I graduated from school 523.
How should I read the school number? Should I say
1) school five two three
2) school five twenty-three
3) school five hundred and twenty-three
... or some other way?
I graduated from school 523.
How should I read the school number? Should I say
1) school five two three
2) school five twenty-three
3) school five hundred and twenty-three
... or some other way?
If you have a bad connection, "five two three". That's a somewhat general rule for any number if it might be difficult to understand: say the individual digits.
Generally, numbers above 100 have some digits said individually, or grouped in pairs. So one would usually say "I went to PS [public school] five twenty-three." Or, "...fifty-five twenty-three" (5523). "...five fifty-five twenty-three" (55523) and so on.

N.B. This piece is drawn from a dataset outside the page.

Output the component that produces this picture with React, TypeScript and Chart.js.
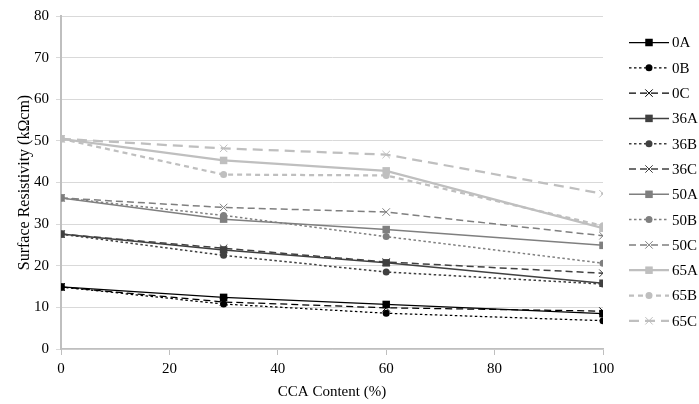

Avoid saying the word "hundred" or "thousand", if possible. [EDIT] One exception to that: for numbers where there are no more than 2 leading digits followed by zeros, people frequently do say "hundred" or "thousand", "million", etc: "eleven hundred", "twenty-five thousand", "four million", "7 billion".
The reason for that is that, cognitively, it takes us longer to "figure out" a large number when expressed as one unit ("fifty-five thousand, five hundred and twenty-three") than when chunked ("five fifty-five twenty-three") (see, e.g., https://en.wikipedia.org/wiki/Chunking_(psychology))
How to express numbers with 6 or more digits is less well-defined.